Mike Raisch, with prop from "Terror in the Trees" event 2009.
Students interested in applying for the Dream Career Award should download the application, and for more information, contact Interactive Theatre Society Advisor Laurel Walford or Raisch. The deadline for applications is a post date of April 10 if sending by USPS, or April 12 for campus mail.
A SUNY Fredonia student who is passionate about his or her chosen major and has a "dream" for it will win a $637 prize created by alumnus Mike Raisch (’09), co-founder of the Interactive Theatre Society (ITS) at SUNY Fredonia.
Calling it the Dream Career Award, Raisch created the prize with the profits from the annual haunted trail, Terror in the Trees.
The scholarship is aimed at students who, like Raisch was, are truly passionate about their chosen major. Fredonia students are eligible to apply if they will be enrolled full-time during the next (2010-2011) academic year and have declared a major.
The deadline for applications is a post date of April 10 if sending by USPS, or April 12 for campus mail. Students interested in applying for the Dream Career Award should download the application, and for more information, contact Interactive Theatre Society Advisor Laurel Walford or Raisch.
“I’m looking for someone who has the passion that I did,” said Raisch, whether it’s for teaching math, studying biology, acting, singing, or even becoming a puppeteer, “as long as it’s what they love to do and they can show us.” Suggestions for submissions include teaching plans for future teachers, videos of performances or portfolios of work. “Prove to us that you are going to school for what you love!” Raisch challenges on the application.
Raisch, Walford and an appointed member of the ITS executive board will select the top choices of the entries based on creativity, content, passion and effort. The current ITS members will then vote on the top choices. The grand prize will be awarded according to majority vote.
“I am proud to be a part of the Interactive Theatre Society, and delighted that they are able to create this award,” said Walford, Raisch’s mentor and one of the award’s judges.

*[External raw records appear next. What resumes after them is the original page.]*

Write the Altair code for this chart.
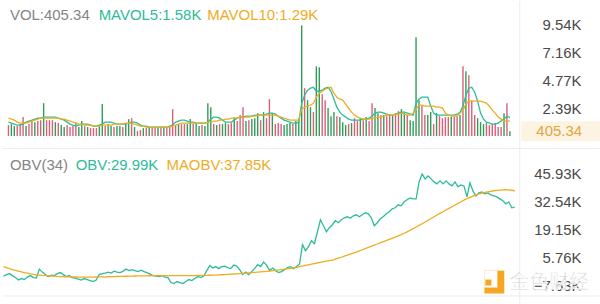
import altair as alt
import pandas as pd

# ---------------- data ----------------
vol = [
    940, 1020, 850, 850, 1020, 1620, 850, 1020, 1280, 1190,
    1280, 1360, 2810, 1360, 1360, 1360, 1190, 1110, 940, 770,
    940, 770, 850, 1190, 770, 1280, 850, 770, 680, 680,
    680, 850, 2730, 850, 1020, 850, 770, 850, 850, 770,
    1020, 1450, 1530, 770, 430, 510, 680, 680, 770, 680,
    680, 680, 680, 680, 680, 770, 2300, 940, 1020, 1020,
    1020, 1020, 1450, 1020, 1020, 850, 940, 850, 2810, 2470,
    1020, 940, 1020, 1020, 1110, 1020, 1110, 1620, 1280, 1790,
    2470, 1280, 1360, 1450, 1530, 1960, 1360, 2050, 1530, 3150,
    1960, 1020, 1110, 1020, 940, 1020, 1110, 1020, 1280, 1530,
    9460, 4090, 3070, 2470, 2050, 5960, 5880, 3580, 3070, 2390,
    1700, 2050, 1700, 1620, 1190, 940, 1020, 1110, 1530, 1280,
    1530, 1360, 1620, 1280, 2810, 2390, 1960, 1790, 1790, 1700,
    1870, 1790, 1960, 2130, 2300, 1960, 1790, 1360, 1280, 8440,
    3070, 2560, 1790, 1790, 2050, 1020, 1960, 1700, 1530, 1620,
    1620, 1620, 1620, 1700, 1790, 5960, 5540, 5200, 3070, 1790,
    1530, 1190, 1020, 1110, 940, 1020, 1110, 770, 770, 1960,
    2810, 405.34,
]

direction = list(
    "duuddduddu" "dduddduduu" "dddduududd" "duuduuduud" "uududdudud"
    "dududdddud" "duuduuduuu" "duduuddudd" "duduuududd" "uddduuuduu"
    "uduuduuddu" "uuduuududd" "ududduudud" "dudduuduuu" "udduududdd"
    "duddududdd" "uuuddddddu" "du"
)

mavol5 = [
    1190, 1110, 1020, 940, 940, 1020, 1190, 1280, 1360, 1450,
    1530, 1530, 1620, 1620, 1620, 1620, 1620, 1530, 1450, 1360,
    1190, 1020, 940, 850, 940, 1020, 1020, 1020, 940, 850,
    850, 940, 1020, 1190, 1190, 1190, 1110, 1020, 1020, 1020,
    1020, 1110, 1190, 1190, 1110, 940, 850, 850, 770, 770,
    770, 770, 770, 770, 770, 850, 940, 1190, 1280, 1360,
    1360, 1280, 1190, 1190, 1110, 1110, 1110, 1110, 1190, 1450,
    1620, 1620, 1530, 1360, 1190, 1190, 1190, 1360, 1530, 1620,
    1620, 1700, 1700, 1700, 1790, 1790, 1790, 1790, 1870, 1960,
    1960, 1870, 1700, 1530, 1360, 1280, 1190, 1110, 1110, 1190,
    2810, 3490, 3920, 4090, 4170, 3830, 3830, 3920, 4090, 4170,
    3830, 3150, 2470, 2040, 1790, 1620, 1450, 1360, 1360, 1360,
    1360, 1450, 1450, 1530, 1700, 1960, 2040, 2040, 1960, 1870,
    1790, 1790, 1870, 1960, 2040, 2040, 1960, 1870, 1790, 2810,
    3150, 3320, 3320, 3320, 2560, 1960, 1790, 1790, 1790, 1790,
    1790, 1790, 1790, 1870, 2040, 2560, 3490, 4090, 4170, 3750,
    2980, 1960, 1450, 1190, 1110, 1020, 1020, 1110, 1280, 1450,
    1700, 1580,
]

mavol10 = [
    1530, 1450, 1360, 1190, 1110, 1110, 1110, 1190, 1280, 1360,
    1450, 1530, 1530, 1530, 1530, 1530, 1530, 1530, 1450, 1450,
    1360, 1280, 1190, 1110, 1020, 1020, 940, 940, 940, 850,
    850, 850, 940, 940, 940, 940, 1020, 1020, 1020, 1020,
    1110, 1110, 1110, 1020, 940, 850, 850, 770, 770, 770,
    770, 770, 770, 770, 770, 770, 850, 940, 1020, 1110,
    1110, 1110, 1110, 1110, 1110, 1110, 1110, 1110, 1190, 1190,
    1280, 1280, 1360, 1360, 1450, 1450, 1530, 1530, 1530, 1620,
    1620, 1620, 1620, 1700, 1700, 1790, 1790, 1790, 1790, 1790,
    1790, 1790, 1700, 1620, 1530, 1450, 1360, 1360, 1360, 1360,
    2300, 2470, 2560, 2640, 2810, 3320, 3660, 3830, 4000, 4090,
    4170, 3660, 3320, 3150, 3070, 2730, 2390, 2040, 1790, 1620,
    1530, 1450, 1450, 1450, 1530, 1530, 1620, 1620, 1700, 1790,
    1790, 1790, 1870, 1870, 1960, 1870, 1790, 1790, 1960, 2300,
    2640, 2640, 2560, 2560, 2560, 2560, 2470, 2470, 2390, 1960,
    1790, 1700, 1700, 1700, 1960, 2220, 2730, 2980, 2980, 2980,
    2980, 2980, 2900, 2810, 2560, 2220, 1960, 1620, 1450, 1280,
    1280, 1290,
]

# OBV in thousands
obv = [
    -3.09, -2.37, -1.89, -2.85, -3.80, -5.00, -4.28, -4.76, -3.57, -2.85,
    -3.80, -4.04, 0.26, -1.17, -2.37, -3.33, -2.61, -2.85, -1.89, -1.41,
    -2.37, -3.33, -2.85, -3.80, -4.04, -4.52, -5.00, -4.28, -4.76, -5.24,
    -5.72, -5.00, -2.37, -1.89, -1.65, -1.17, -1.65, -0.70, -1.17, -1.41,
    -0.70, 0.26, -0.46, 0.02, -0.46, -0.93, -0.22, -0.93, -1.41, -2.13,
    -2.85, -3.09, -3.33, -2.85, -3.57, -3.80, -6.19, -6.67, -5.72, -6.19,
    -6.67, -5.72, -4.76, -5.24, -4.28, -3.33, -3.80, -3.09, -0.46, 1.94,
    0.74, 1.46, 0.50, 1.46, 1.70, 0.98, 0.50, 2.17, 1.70, 0.02,
    -2.37, -1.17, -2.37, -0.93, 0.50, 2.41, 1.46, 3.61, 2.17, -0.46,
    0.74, -0.46, -1.41, -0.93, 0.02, 0.98, 1.46, 0.50, 1.46, 2.65,
    11.98, 9.11, 11.02, 13.89, 12.46, 18.19, 23.93, 21.06, 18.19, 20.11,
    21.54, 23.46, 22.50, 23.93, 24.89, 25.37, 24.65, 25.85, 26.32, 25.37,
    26.32, 27.28, 26.80, 24.89, 21.06, 22.50, 24.41, 25.37, 26.80, 27.76,
    29.19, 29.67, 31.11, 30.63, 32.54, 33.50, 34.45, 33.97, 33.97, 42.10,
    45.93, 43.54, 44.97, 43.54, 42.10, 41.15, 42.58, 41.15, 42.58, 41.15,
    40.19, 42.10, 39.71, 40.67, 40.19, 34.93, 41.63, 37.80, 35.41, 36.84,
    37.32, 36.37, 36.84, 35.89, 35.41, 34.93, 33.97, 33.02, 31.58, 32.54,
    29.67, 29.99,
]

maobv = [
    1.45, 0.95, 0.45, 0.0, -0.35, -0.7, -1.05, -1.4, -1.7, -2.0,
    -2.25, -2.45, -2.6, -2.75, -2.85, -2.95, -3.05, -3.15, -3.25, -3.3,
    -3.35, -3.4, -3.45, -3.5, -3.52, -3.55, -3.57, -3.57, -3.57, -3.56,
    -3.55, -3.52, -3.5, -3.47, -3.44, -3.4, -3.36, -3.32, -3.28, -3.24,
    -3.2, -3.16, -3.12, -3.08, -3.05, -3.02, -3.0, -2.97, -2.95, -2.93,
    -2.91, -2.89, -2.87, -2.86, -2.85, -2.85, -2.85, -2.85, -2.85, -2.85,
    -2.85, -2.85, -2.85, -2.84, -2.82, -2.8, -2.78, -2.75, -2.72, -2.68,
    -2.63, -2.58, -2.52, -2.45, -2.37, -2.28, -2.18, -2.08, -1.98, -1.88,
    -1.78, -1.68, -1.57, -1.45, -1.33, -1.2, -1.07, -0.93, -0.8, -0.65,
    -0.5, -0.33, -0.15, 0.04, 0.24, 0.45, 0.67, 0.9, 1.13, 1.4,
    1.7, 2.0, 2.3, 2.6, 2.9, 3.2, 3.5, 3.8, 4.1, 4.35,
    4.6, 5.05, 5.5, 5.95, 6.45, 6.95, 7.45, 7.95, 8.45, 9.0,
    9.55, 10.1, 10.65, 11.2, 11.75, 12.3, 12.85, 13.4, 13.95, 14.5,
    15.05, 15.6, 16.2, 16.8, 17.45, 18.15, 18.9, 19.65, 20.45, 21.25,
    22.05, 22.85, 23.7, 24.55, 25.4, 26.2, 27.0, 27.8, 28.6, 29.4,
    30.2, 31.0, 31.8, 32.6, 33.35, 34.05, 34.7, 35.3, 35.85, 36.3,
    36.7, 37.05, 37.35, 37.6, 37.85, 38.05, 38.2, 38.3, 38.35, 38.3,
    38.1, 37.85,
]

vol_ticks = [2390, 4770, 7160, 9540]
obv_ticks = [-7.63, 5.76, 19.15, 32.54, 45.93]
obv_period = 34

# ---------------- styling ----------------
GREEN = "#2f9c57"
RED = "#da5f78"
TEAL = "#2dbb9a"
ORANGE = "#efac1f"
GRAY_TXT = "#858585"
AXIS_TXT = "#4a4a4a"
SEP = "#ececec"
FONT = "Liberation Sans"

N = len(vol)
df = pd.DataFrame({
    "i": list(range(N)), "vol": vol, "dir": direction,
    "ma5": mavol5, "ma10": mavol10, "obv": obv, "maobv": maobv,
})

W = 519
H1 = 148
H2 = 156
VOL_PER_PX = 85.2  # volume units per pixel in the top panel

xenc = alt.X("i:Q", scale=alt.Scale(domain=[-0.5, N + 0.5], nice=False, zero=False), axis=None)
vscale = alt.Scale(domain=[-1022, 11587], nice=False, zero=False)
oscale = alt.Scale(domain=[-16.24, 58.36], nice=False, zero=False)

def right_axis(values):
    return alt.Axis(
        orient="right", values=values, title=None, grid=False, ticks=False,
        labelExpr="format(datum.value >= 1000 ? datum.value/1000 : datum.value, '.2f') + 'K'",
        labelAlign="right", labelPadding=62, labelFontSize=15, labelColor=AXIS_TXT,
        labelFont=FONT, domainColor=SEP, domainWidth=1, labelOverlap=False,
        labelBound=False, labelFlush=False,
    )

vax = right_axis(vol_ticks)
oax = right_axis(obv_ticks)

base = alt.Chart(df)

bars = base.mark_bar(size=1.4).encode(
    x=xenc,
    y=alt.Y("vol:Q", scale=vscale, axis=vax),
    y2=alt.datum(0),
    color=alt.Color("dir:N", scale=alt.Scale(domain=["u", "d"], range=[GREEN, RED]), legend=None),
)
l5 = base.mark_line(color=TEAL, strokeWidth=1.3).encode(
    x=xenc, y=alt.Y("ma5:Q", scale=vscale, axis=vax))
l10 = base.mark_line(color=ORANGE, strokeWidth=1.3).encode(
    x=xenc, y=alt.Y("ma10:Q", scale=vscale, axis=vax))

last = pd.DataFrame({"v": [vol[-1]]})
tag_bg = alt.Chart(last).mark_rect(color="#fdf3e2").encode(
    y=alt.datum(vol[-1] - 10 * VOL_PER_PX, scale=vscale),
    y2=alt.datum(vol[-1] + 10 * VOL_PER_PX),
    x=alt.value(521), x2=alt.value(600))
tag_txt = alt.Chart(last).mark_text(align="right", baseline="middle", fontSize=15,
                                    font=FONT, color="#e5a43c").encode(
    y=alt.Y("v:Q", scale=vscale, axis=vax), x=alt.value(582),
    text=alt.Text("v:Q", format=".2f"))

def header(items, y):
    layers = []
    for txt, xpos, col in items:
        layers.append(
            alt.Chart(pd.DataFrame({"t": [txt]})).mark_text(
                align="left", baseline="middle", fontSize=15, font=FONT, color=col
            ).encode(x=alt.value(xpos), y=alt.value(y), text="t:N")
        )
    return layers

top_head = header([
    (f"VOL:{vol[-1]:.2f}", 8, GRAY_TXT),
    (f"MAVOL5:{mavol5[-1]/1000:.2f}K", 97, TEAL),
    (f"MAVOL10:{mavol10[-1]/1000:.2f}K", 206, ORANGE),
], 15)

top = alt.layer(bars, l5, l10, tag_bg, tag_txt, *top_head).properties(width=W, height=H1)

one = pd.DataFrame({"k": [0]})
sep1 = alt.Chart(one).mark_rule(color=SEP, strokeWidth=1).encode(
    x=alt.value(0.5), x2=alt.value(599.5), y=alt.value(0.5))
sep2 = alt.Chart(one).mark_rule(color=SEP, strokeWidth=1).encode(
    x=alt.value(0.5), x2=alt.value(599.5), y=alt.value(148.5))

obv_line = base.mark_line(color=TEAL, strokeWidth=1.3).encode(
    x=xenc, y=alt.Y("obv:Q", scale=oscale, axis=oax))
maobv_line = base.mark_line(color=ORANGE, strokeWidth=1.3).encode(
    x=xenc, y=alt.Y("maobv:Q", scale=oscale, axis=oax))

bot_head = header([
    (f"OBV({obv_period})", 8, GRAY_TXT),
    (f"OBV:{obv[-1]:.2f}K", 74, TEAL),
    (f"MAOBV:{maobv[-1]:.2f}K", 165, ORANGE),
], 17)

# watermark
logo_o = alt.Chart(one).mark_rect(color="#f5a623").encode(
    x=alt.value(484), x2=alt.value(504), y=alt.value(123), y2=alt.value(146))
logo_w = alt.Chart(one).mark_rect(color="white").encode(
    x=alt.value(484), x2=alt.value(497), y=alt.value(123), y2=alt.value(140))
logo_d = alt.Chart(one).mark_rect(color="#f5a623").encode(
    x=alt.value(485), x2=alt.value(491), y=alt.value(132), y2=alt.value(138))
wm = alt.Chart(pd.DataFrame({"t": ["金色财经"]})).mark_text(
    align="left", baseline="middle", fontSize=20, font="Noto Sans CJK SC",
    color="#c3c3c3", stroke="white", strokeWidth=0.8, opacity=0.95,
).encode(x=alt.value(509), y=alt.value(135), text="t:N")

bottom = alt.layer(sep1, sep2, obv_line, maobv_line, *bot_head,
                   logo_o, logo_w, logo_d, wm).properties(width=W, height=H2)

chart = alt.vconcat(top, bottom, spacing=0, bounds="flush").properties(
    padding=0, background="white"
).configure_view(stroke=None)

chart.save("out.html", embed_options={"renderer": "svg", "actions": False})
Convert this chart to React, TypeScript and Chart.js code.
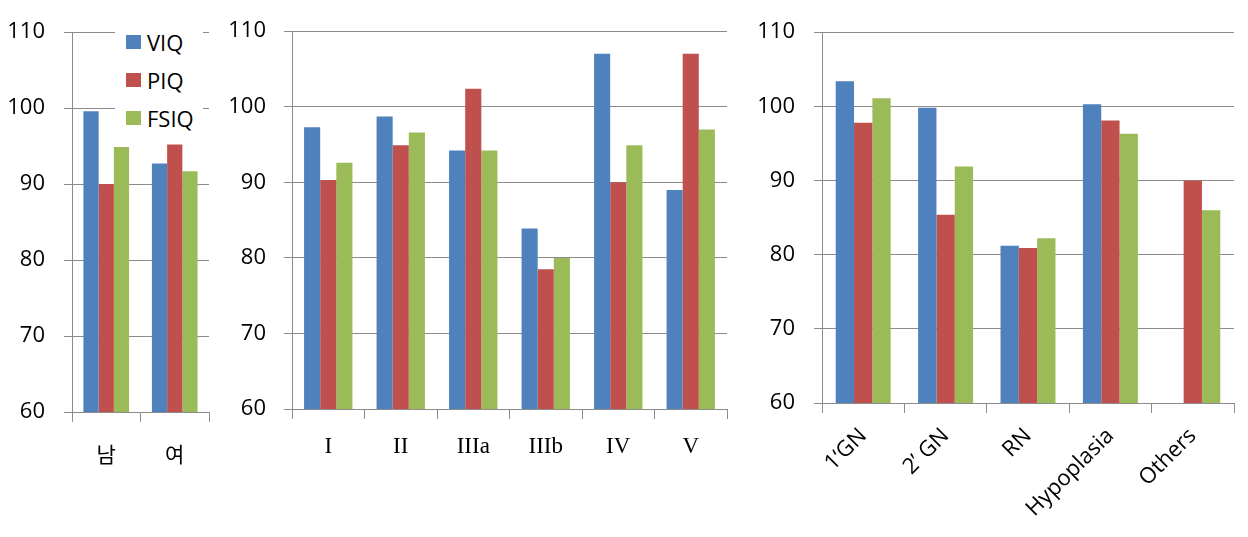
import React, { useEffect, useRef } from "react";
import { Chart, registerables } from "chart.js";
Chart.register(...registerables);

const seriesNames = ["VIQ", "PIQ", "FSIQ"];
const seriesColors = ["#4F81BD", "#C0504D", "#9BBB59"];

const sexLabels = ["남", "여"];
const sexVIQ = [99.6, 92.7];
const sexPIQ = [90.0, 95.2];
const sexFSIQ = [94.9, 91.7];

const gradeLabels = ["I", "II", "IIIa", "IIIb", "IV", "V"];
const gradeVIQ = [97.3, 98.7, 94.2, 83.9, 107.0, 89.0];
const gradePIQ = [90.3, 94.9, 102.4, 78.5, 90.0, 107.0];
const gradeFSIQ = [92.6, 96.6, 94.2, 80.0, 94.9, 97.0];

const causeLabels = ["1‘GN", "2’ GN", "RN", "Hypoplasia", "Others"];
const causeVIQ = [103.4, 99.8, 81.2, 100.3, null];
const causePIQ = [97.8, 85.4, 80.9, 98.1, 90.0];
const causeFSIQ = [101.1, 91.9, 82.2, 96.3, 86.0];

const yMin = 60;
const yMax = 110;
const yStep = 10;

const H = 537;
const GRID = "#8C8C8C";
const SANS = '"Open Sans", "Noto Sans CJK KR", sans-serif';
const CJK = '"Noto Sans CJK KR", "Open Sans", sans-serif';
const SERIF = '"Liberation Serif", "DejaVu Serif", serif';

type PanelProps = {
  left: number;
  width: number;
  yWidth: number;
  top: number;
  bottom: number;
  rightPad: number;
  labels: string[];
  values: (number | null)[][];
  xFontFamily: string;
  xFontSize: number;
  rotation: number;
  xPad: number;
  yPad: number;
};

function Panel(p: PanelProps) {
  const ref = useRef<HTMLCanvasElement | null>(null);
  useEffect(() => {
    if (!ref.current) return;
    const chart = new Chart(ref.current, {
      type: "bar",
      data: {
        labels: p.labels,
        datasets: p.values.map((v, i) => ({
          label: seriesNames[i],
          data: v,
          backgroundColor: seriesColors[i],
          borderWidth: 0,
          categoryPercentage: 0.667,
          barPercentage: 1.0,
        })),
      },
      options: {
        responsive: false,
        animation: false,
        devicePixelRatio: 1,
        layout: { padding: { top: p.top, right: p.rightPad, left: 0, bottom: 0 } },
        plugins: { legend: { display: false }, tooltip: { enabled: false } },
        scales: {
          x: {
            afterFit: (s: any) => {
              s.height = H - p.bottom;
            },
            grid: {
              drawOnChartArea: false,
              drawTicks: true,
              tickLength: 10,
              color: GRID,
              offset: true,
            },
            border: { display: true, color: GRID, width: 1 },
            ticks: {
              color: "#000",
              font: { family: p.xFontFamily, size: p.xFontSize },
              padding: p.xPad,
              autoSkip: false,
              minRotation: p.rotation,
              maxRotation: p.rotation,
            },
          },
          y: {
            min: yMin,
            max: yMax,
            afterFit: (s: any) => {
              s.width = p.yWidth;
            },
            grid: { color: GRID, tickLength: 8, lineWidth: 1 },
            border: { display: true, color: GRID, width: 1 },
            ticks: {
              stepSize: yStep,
              color: "#000",
              font: { family: SANS, size: 22 },
              padding: p.yPad,
            },
          },
        },
      },
    });
    return () => chart.destroy();
  }, []);
  return (
    <canvas
      ref={ref}
      width={p.width}
      height={H}
      style={{ position: "absolute", left: p.left, top: 0, width: p.width, height: H }}
    />
  );
}

function Legend() {
  const items = [24, 62, 100];
  return (
    <div
      style={{
        position: "absolute",
        left: 115,
        top: 18,
        width: 88,
        height: 118,
        background: "#fff",
      }}
    >
      {seriesNames.map((n, i) => (
        <div key={n}>
          <div
            style={{
              position: "absolute",
              left: 11,
              top: items[i] - 7,
              width: 15,
              height: 14,
              background: seriesColors[i],
            }}
          />
          <div
            style={{
              position: "absolute",
              left: 32,
              top: items[i] - 15,
              height: 30,
              lineHeight: "30px",
              fontFamily: SANS,
              fontSize: 22,
              color: "#000",
              whiteSpace: "nowrap",
            }}
          >
            {n}
          </div>
        </div>
      ))}
    </div>
  );
}

export default function App() {
  return (
    <div
      style={{
        position: "absolute",
        left: 0,
        top: 0,
        width: 1248,
        height: H,
        background: "#fff",
        overflow: "hidden",
      }}
    >
      <Panel
        left={0}
        width={225}
        yWidth={72}
        top={27}
        bottom={412}
        rightPad={16}
        labels={sexLabels}
        values={[sexVIQ, sexPIQ, sexFSIQ]}
        xFontFamily={CJK}
        xFontSize={21}
        rotation={0}
        xPad={19}
        yPad={19}
      />
      <Legend />
      <Panel
        left={225}
        width={515}
        yWidth={67}
        top={22}
        bottom={409}
        rightPad={13}
        labels={gradeLabels}
        values={[gradeVIQ, gradePIQ, gradeFSIQ]}
        xFontFamily={SERIF}
        xFontSize={23}
        rotation={0}
        xPad={14}
        yPad={18}
      />
      <Panel
        left={740}
        width={508}
        yWidth={82}
        top={23}
        bottom={403}
        rightPad={14}
        labels={causeLabels}
        values={[causeVIQ, causePIQ, causeFSIQ]}
        xFontFamily={SANS}
        xFontSize={22}
        rotation={45}
        xPad={10}
        yPad={19}
      />
    </div>
  );
}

Raisch is no stranger to following his own academic passions. He developed his own “Halloween Entertainment” major through the Interdisciplinary Department, studying topics such as cult and horror films, gothic literature, technical theatre and entrepreneurship in pursuit of his dream of running a professional haunted house.
“I wish somebody would have told me earlier that I could do what I wanted,” said Raisch, who created the award to “inspire other people to chase after their own dreams.”
Raisch began running a haunted house in the eighth grade as a 9/11 benefit fund, and he hasn’t stopped since. He acted on the school’s lack of a haunted trail attraction when he came to Fredonia in 2006, and the success of Terror in the Trees has grown exponentially over the last three years; Raisch even used the popular Halloween attraction for academic purposes as an independent study.
Last October’s spooky event featured record numbers of actors, scenes and crowds and even included performers for those waiting in line, such as campus a cappella groups Premium Blend and the Guerrillas. Next year’s Terror in the Trees is anticipated to involve even more attractions, scenes and actors.